Four Keys To Overcoming Failure

What if I fail?  There are no “If’s”!  You will fail.  We all fail.  We all fall flat on our faces at some point.  Some of us have more scars from those falls than others.

I am convinced that whatever success I have achieved in this life can be traced back to the failures that preceded the successes.  Thomas Watson once said, “If you want to increase your success rate, double your failure rate.”

If leaders, employees, spouses and children changed their attitude from fearing failure to embracing it, they would all increase their success rate.

What now?

What now?

How does doubling my failure rate increase the odds I will be successful?  I believe there are Four Keys To Overcoming Failure.

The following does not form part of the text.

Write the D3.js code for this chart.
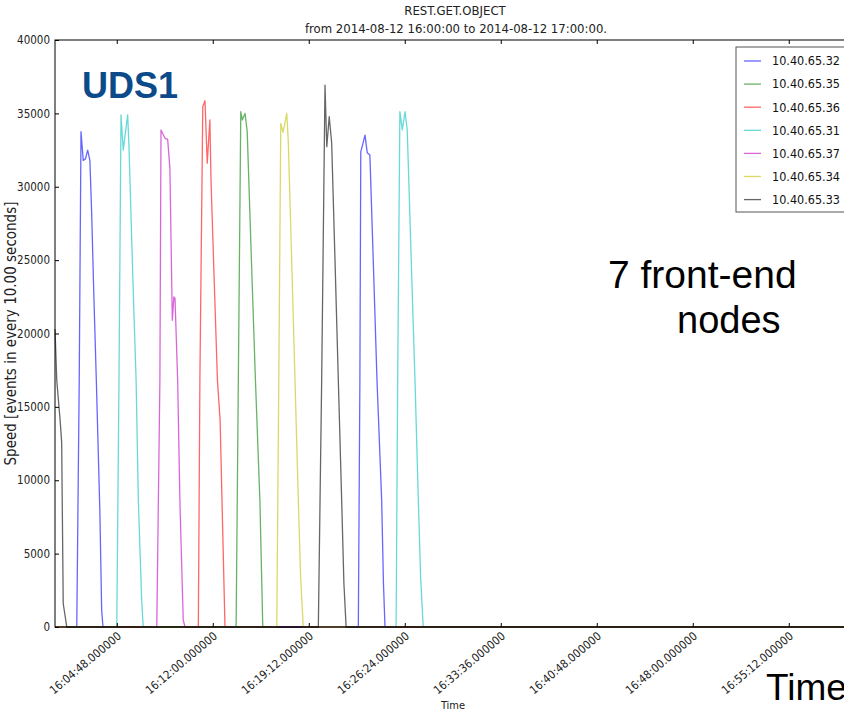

Four Keys To Overcoming Failure

1.  Expect to Fail

We will all fall short.  There has never been a person in any of my leadership sessions to ever claim perfection.  If we all know we are fallible, why do we seemed surprised when it happens?

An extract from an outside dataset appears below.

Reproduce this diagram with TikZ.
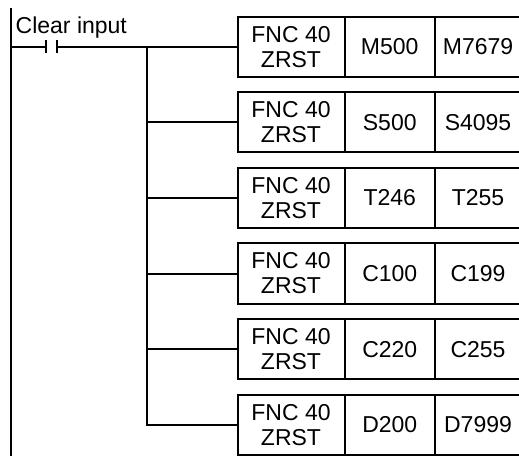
\documentclass[tikz,border=0pt]{standalone}
\usepackage{fontspec}
\setmainfont{Liberation Sans}
\usetikzlibrary{calc}
\tikzset{
  wire/.style={draw=black, line width=2bp, line join=miter},
  bar/.style={draw=black, line width=2bp},
  cell/.style={draw=black, line width=2bp, rectangle, inner sep=0pt, minimum height=60bp,
    align=center, font=\fontsize{23bp}{25bp}\selectfont},
  lab/.style={text=black, inner sep=0pt, font=\fontsize{23bp}{25bp}\selectfont},
}
\begin{document}
\begin{tikzpicture}[x=1bp,y=-1bp]
  \useasboundingbox (0,0) rectangle (519,456);
  \clip (0,0) rectangle (519,456);
  \def\gap{75.6}
  % left rail
  \coordinate (railtop) at (11,8);
  \coordinate (railbot) at (11,456);
  \draw[wire] (railtop) -- (railbot);
  % instruction blocks
  \foreach \i/\src/\dst in {1/M500/M7679, 2/S500/S4095, 3/T246/T255,
                            4/C100/C199, 5/C220/C255, 6/D200/D7999} {
    \pgfmathsetmacro\yc{46.7+\gap*(\i-1)}
    \coordinate (br\i) at (147,\yc);
    \node[cell, minimum width=107bp] (fnc\i) at (291,\yc) {FNC 40\\ZRST};
    \node[cell, minimum width=90.5bp] (src\i) at (389.75,\yc) {\src};
    \node[cell, minimum width=86bp] (dst\i) at (478,\yc) {\dst};
  }
  % contact
  \coordinate (rail1) at (11,46.7);
  \coordinate (ca) at (45.7,46.7);
  \coordinate (cb) at (56.7,46.7);
  \draw[wire] (rail1) -- (ca);
  \draw[bar] ($(ca)+(0,-6.7)$) -- ($(ca)+(0,6.7)$);
  \draw[bar] ($(cb)+(0,-6.7)$) -- ($(cb)+(0,6.7)$);
  \node[lab, anchor=base west] (clr) at (15.5,33.3) {Clear input};
  % rungs
  \draw[wire] (cb) -- (fnc1.west);
  \draw[wire] (br1) -- (br6) -- (fnc6.west);
  \foreach \i in {2,...,5}
    \draw[wire] (br\i) -- (fnc\i.west);
\end{tikzpicture}
\end{document}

Knowing that I am likely to experience failure from time to time allows me to maintain a learner’s mindset.  If I expect failure, I tend to not spend so much time worrying about it.  I tend to adapt an attitude that will keep me grounded and prepared to learn.  Another word for this is humility.

2.  Dare To Fail

We will all make mistakes.  We will all make bad decisions.  Perhaps the worst decision I can make is to view failure as the end of the road.  Failure is a critical step towards success!

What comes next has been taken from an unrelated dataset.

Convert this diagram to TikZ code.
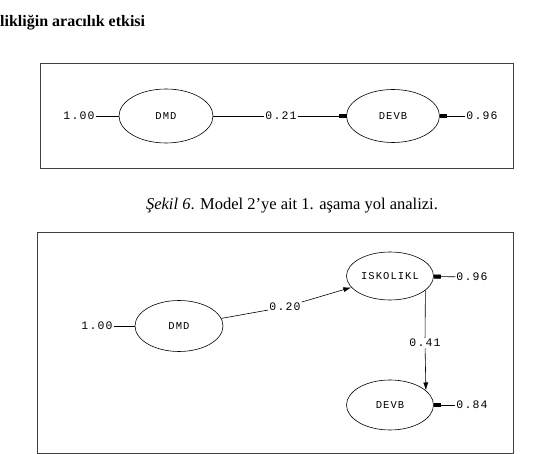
\documentclass[tikz,border=0pt]{standalone}
\usepackage{fontspec}
\setmainfont{Liberation Serif}
\newfontfamily\lisrel[LetterSpace=10]{Liberation Mono}
\usetikzlibrary{shapes.geometric, arrows.meta, positioning}

\begin{document}
\begin{tikzpicture}[
  x=1pt, y=-1pt,
  latent/.style={ellipse, draw=black, line width=0.6pt, minimum width=88pt, minimum height=51pt, inner sep=0pt, font=\lisrel\fontsize{10.5}{10.5}\selectfont},
  coef/.style={inner sep=1pt, font=\lisrel\fontsize{11.5}{11.5}\selectfont},
  frame/.style={draw=black!75, line width=0.8pt},
  path/.style={line width=0.6pt},
  arrow/.style={-{Latex[length=8pt, width=5pt]}, line width=0.6pt},
  resid/.style={-{Rectangle[length=7pt, width=4pt]}, line width=0.6pt},
]
\useasboundingbox (0,0) rectangle (555,454);

% Heading
\node[anchor=west, inner sep=0pt, font=\bfseries\fontsize{16}{18}\selectfont] (title) at (0,23) {likliğin aracılık etkisi};

% Model 1
\draw[frame] (40,63) rectangle (513,168);
\node[latent, minimum width=94pt, minimum height=54pt] (dmdA) at (166,116) {DMD};
\node[latent, minimum width=93pt, minimum height=53pt] (devbA) at (393,116) {DEVB};
\node[coef] (errA) at (79,116) {1.00};
\node[coef] (pathA) at (281,116) {0.21};
\node[coef] (resA) at (482,116) {0.96};

\draw[path] (errA) -- (dmdA);
\draw[path] (dmdA) -- (pathA);
\draw[resid] (pathA) -- (devbA);
\draw[resid] (resA) -- (devbA);

% Caption
\node[font=\fontsize{16.5}{18}\selectfont] (caption) at (292,206) {\textit{Şekil 6}. Model 2’ye ait 1. aşama yol analizi.};

% Model 2
\draw[frame] (37,232) rectangle (513,453);
\node[latent] (dmdB) at (179,326) {DMD};
\node[latent, minimum width=87pt, minimum height=48pt] (iskB) at (390,276) {ISKOLIKL};
\node[latent, minimum width=87pt, minimum height=50pt] (devbB) at (390,405) {DEVB};
\node[coef] (errB) at (97,326) {1.00};
\node[coef, fill=white] (pathB) at (285,307) {0.20};
\node[coef] (pathC) at (425,343) {0.41};
\node[coef] (resB) at (472,277) {0.96};
\node[coef] (resC) at (472,405) {0.84};

\draw[path] (errB) -- (dmdB);
\draw[path] (dmdB) -- (pathB);
\draw[arrow] (pathB) -- (iskB);
\draw[path] (iskB.-22) -- (pathC);
\draw[arrow] (pathC) -- (devbB.22);
\draw[resid] (resB) -- (iskB);
\draw[resid] (resC) -- (devbB);

\end{tikzpicture}
\end{document}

I must dare to fail if I ever want to grow and learn.  If I spend my days avoiding anything risky or things I am not sure I can do,  I may avoid failure.  But, I will avoid success as well!

I must be willing to make mistakes in order to grow.  I must dare to fail or else I will find myself mired in mediocrity.

3.  Accept The Failure

I do not see failure as a statement of who I am as a person.  Many times, someone else points out my failures.  If I allow my pride to take over and avoid facing up to the criticism, I am also avoiding growth.

Criticism will not always come from the people I want it to come from.  Sometimes it comes from people I don’t like or respect.  Sometimes it comes from people I believe are missing key pieces of information.  Because of this, I dismiss them and their judgment.

However, somewhere inside their comments, if I look carefully enough, if I am humble enough, there is truth.  If I stop trying to adjust reality to my liking and begin to adjust myself to reality instead, I am ready to grow.

4.  Learn From Failure

I used to tell my people that if they were not making mistakes, then I believed they were not trying.  Because growth does not come from the failure.  Growth comes from what you do with that failure.

I also told my people:

  • The first time is a mistake.
  • Make the same mistake twice, I question your intelligence.
  • Make the same mistake a third time, I question my intelligence for hiring you.

After I fail, I try to evaluate why it happened.  Decide what I will do differently.  Then I move on and not dwell on the failure.

Every time I discovered I made a bad hire, I went back over my interview notes and always found the rock I failed to turnover.  One more question.  One more reference check.  Each time I found a new rock, it became a standard part of my interviewing in the future.

The Bottom Line:

So you failed!  Now what? 

Learn!  Adapt!  Move on!

Overcoming the failure that is inevitable in life is the best education possible.  I don’t become wise by avoiding failure.  I become wise by learning from it!

Therefore I must expect to fail, dare to fail, accept the failure and then learn from it.  That is the surest path towards wisdom and growth.

Leaders:

Learn!  Adapt!  Move on!

Tell your people to:  Learn!  Adapt!  Move on!

Expect your people to:  Learn!  Adapt!  Move on!

Parents:

Learn! Adapt!  Move on!

Tell your children to:  Learn!  Adapt!  Move on!

Expect your children to:  Learn!  Adapt!  Move on!

Question:

What recent mistake do you need to Learn, Adapt and Move On from?

2 Responses to “Four Keys To Overcoming Failure”

  1. Garrett Miller March 28, 2014 at 6:05 am #

    Dave,
    I love this subject and you did a great job of touching on the many important components of embracing failure. One needs both maturity and humility to see, accept, embrace, and learn from failure. This may explain why so many struggle with it.
    One of the areas that should concern professionals most is how failure is often met with punishment.If I make my boss look bad because of a risk I took it is met with contempt. When we encourage our teams to have mistake free cultures then we produce a risk free culture and a stagnant culture in which a company will soon atrophy and die on the vine.
    thanks for a great post.

    • Dave Anderson March 28, 2014 at 3:25 pm #

      I always say, “Leadership through risk aversion inspires no one.” In fact, as you stated, it causes stagnation. Great point!